**Directive**
Give back all the data exactly, line by line.

**Stored data**
━━━━

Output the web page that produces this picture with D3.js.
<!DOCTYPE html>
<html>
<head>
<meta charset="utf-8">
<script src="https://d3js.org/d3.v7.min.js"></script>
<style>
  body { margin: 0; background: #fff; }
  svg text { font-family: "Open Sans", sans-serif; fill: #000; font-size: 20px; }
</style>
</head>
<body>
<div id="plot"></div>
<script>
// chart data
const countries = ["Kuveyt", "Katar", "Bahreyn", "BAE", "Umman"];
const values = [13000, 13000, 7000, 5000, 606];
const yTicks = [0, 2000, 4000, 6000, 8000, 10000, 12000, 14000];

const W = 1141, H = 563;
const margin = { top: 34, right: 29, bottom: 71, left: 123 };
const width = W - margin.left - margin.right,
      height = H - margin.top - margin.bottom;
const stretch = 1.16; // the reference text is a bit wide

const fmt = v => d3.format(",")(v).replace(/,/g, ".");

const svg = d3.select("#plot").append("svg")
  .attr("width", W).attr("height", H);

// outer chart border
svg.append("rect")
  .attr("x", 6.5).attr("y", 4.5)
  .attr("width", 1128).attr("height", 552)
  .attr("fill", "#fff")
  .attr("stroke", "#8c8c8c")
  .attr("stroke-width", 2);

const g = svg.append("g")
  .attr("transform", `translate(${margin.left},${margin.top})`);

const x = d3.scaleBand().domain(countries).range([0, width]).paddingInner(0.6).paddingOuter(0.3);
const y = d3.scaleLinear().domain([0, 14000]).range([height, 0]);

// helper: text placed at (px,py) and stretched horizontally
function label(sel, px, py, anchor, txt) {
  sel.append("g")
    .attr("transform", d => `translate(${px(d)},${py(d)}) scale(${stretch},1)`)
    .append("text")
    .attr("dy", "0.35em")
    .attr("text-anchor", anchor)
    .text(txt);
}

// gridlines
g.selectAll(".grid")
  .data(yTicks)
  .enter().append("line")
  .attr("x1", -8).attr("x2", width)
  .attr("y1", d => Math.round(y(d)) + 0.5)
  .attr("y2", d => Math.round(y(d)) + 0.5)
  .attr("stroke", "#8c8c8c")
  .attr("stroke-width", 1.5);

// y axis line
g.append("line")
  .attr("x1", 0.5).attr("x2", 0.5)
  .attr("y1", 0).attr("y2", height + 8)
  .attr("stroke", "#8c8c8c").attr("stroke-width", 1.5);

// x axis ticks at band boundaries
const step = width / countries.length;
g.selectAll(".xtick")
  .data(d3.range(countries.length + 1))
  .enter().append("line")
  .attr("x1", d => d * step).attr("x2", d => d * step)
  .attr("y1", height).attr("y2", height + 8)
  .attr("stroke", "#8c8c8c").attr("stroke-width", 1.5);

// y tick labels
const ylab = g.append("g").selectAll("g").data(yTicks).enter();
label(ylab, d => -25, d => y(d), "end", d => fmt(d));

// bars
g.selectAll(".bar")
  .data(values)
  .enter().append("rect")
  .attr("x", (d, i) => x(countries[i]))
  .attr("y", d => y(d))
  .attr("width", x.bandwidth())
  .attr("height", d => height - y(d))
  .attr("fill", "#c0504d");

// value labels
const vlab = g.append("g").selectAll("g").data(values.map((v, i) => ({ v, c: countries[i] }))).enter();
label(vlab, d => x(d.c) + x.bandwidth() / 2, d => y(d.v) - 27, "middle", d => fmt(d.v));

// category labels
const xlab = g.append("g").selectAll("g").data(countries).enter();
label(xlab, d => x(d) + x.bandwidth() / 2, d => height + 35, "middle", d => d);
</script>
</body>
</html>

━━━━

**Exercise response**
Output the web page that produces this picture with D3.js.
<!DOCTYPE html>
<html>
<head>
<meta charset="utf-8">
<script src="https://d3js.org/d3.v7.min.js"></script>
<style>
  body { margin: 0; background: #fff; }
  svg text { font-family: "Open Sans", sans-serif; fill: #000; font-size: 20px; }
</style>
</head>
<body>
<div id="plot"></div>
<script>
// chart data
const countries = ["Kuveyt", "Katar", "Bahreyn", "BAE", "Umman"];
const values = [13000, 13000, 7000, 5000, 606];
const yTicks = [0, 2000, 4000, 6000, 8000, 10000, 12000, 14000];

const W = 1141, H = 563;
const margin = { top: 34, right: 29, bottom: 71, left: 123 };
const width = W - margin.left - margin.right,
      height = H - margin.top - margin.bottom;
const stretch = 1.16; // the reference text is a bit wide

const fmt = v => d3.format(",")(v).replace(/,/g, ".");

const svg = d3.select("#plot").append("svg")
  .attr("width", W).attr("height", H);

// outer chart border
svg.append("rect")
  .attr("x", 6.5).attr("y", 4.5)
  .attr("width", 1128).attr("height", 552)
  .attr("fill", "#fff")
  .attr("stroke", "#8c8c8c")
  .attr("stroke-width", 2);

const g = svg.append("g")
  .attr("transform", `translate(${margin.left},${margin.top})`);

const x = d3.scaleBand().domain(countries).range([0, width]).paddingInner(0.6).paddingOuter(0.3);
const y = d3.scaleLinear().domain([0, 14000]).range([height, 0]);

// helper: text placed at (px,py) and stretched horizontally
function label(sel, px, py, anchor, txt) {
  sel.append("g")
    .attr("transform", d => `translate(${px(d)},${py(d)}) scale(${stretch},1)`)
    .append("text")
    .attr("dy", "0.35em")
    .attr("text-anchor", anchor)
    .text(txt);
}

// gridlines
g.selectAll(".grid")
  .data(yTicks)
  .enter().append("line")
  .attr("x1", -8).attr("x2", width)
  .attr("y1", d => Math.round(y(d)) + 0.5)
  .attr("y2", d => Math.round(y(d)) + 0.5)
  .attr("stroke", "#8c8c8c")
  .attr("stroke-width", 1.5);

// y axis line
g.append("line")
  .attr("x1", 0.5).attr("x2", 0.5)
  .attr("y1", 0).attr("y2", height + 8)
  .attr("stroke", "#8c8c8c").attr("stroke-width", 1.5);

// x axis ticks at band boundaries
const step = width / countries.length;
g.selectAll(".xtick")
  .data(d3.range(countries.length + 1))
  .enter().append("line")
  .attr("x1", d => d * step).attr("x2", d => d * step)
  .attr("y1", height).attr("y2", height + 8)
  .attr("stroke", "#8c8c8c").attr("stroke-width", 1.5);

// y tick labels
const ylab = g.append("g").selectAll("g").data(yTicks).enter();
label(ylab, d => -25, d => y(d), "end", d => fmt(d));

// bars
g.selectAll(".bar")
  .data(values)
  .enter().append("rect")
  .attr("x", (d, i) => x(countries[i]))
  .attr("y", d => y(d))
  .attr("width", x.bandwidth())
  .attr("height", d => height - y(d))
  .attr("fill", "#c0504d");

// value labels
const vlab = g.append("g").selectAll("g").data(values.map((v, i) => ({ v, c: countries[i] }))).enter();
label(vlab, d => x(d.c) + x.bandwidth() / 2, d => y(d.v) - 27, "middle", d => fmt(d.v));

// category labels
const xlab = g.append("g").selectAll("g").data(countries).enter();
label(xlab, d => x(d) + x.bandwidth() / 2, d => height + 35, "middle", d => d);
</script>
</body>
</html>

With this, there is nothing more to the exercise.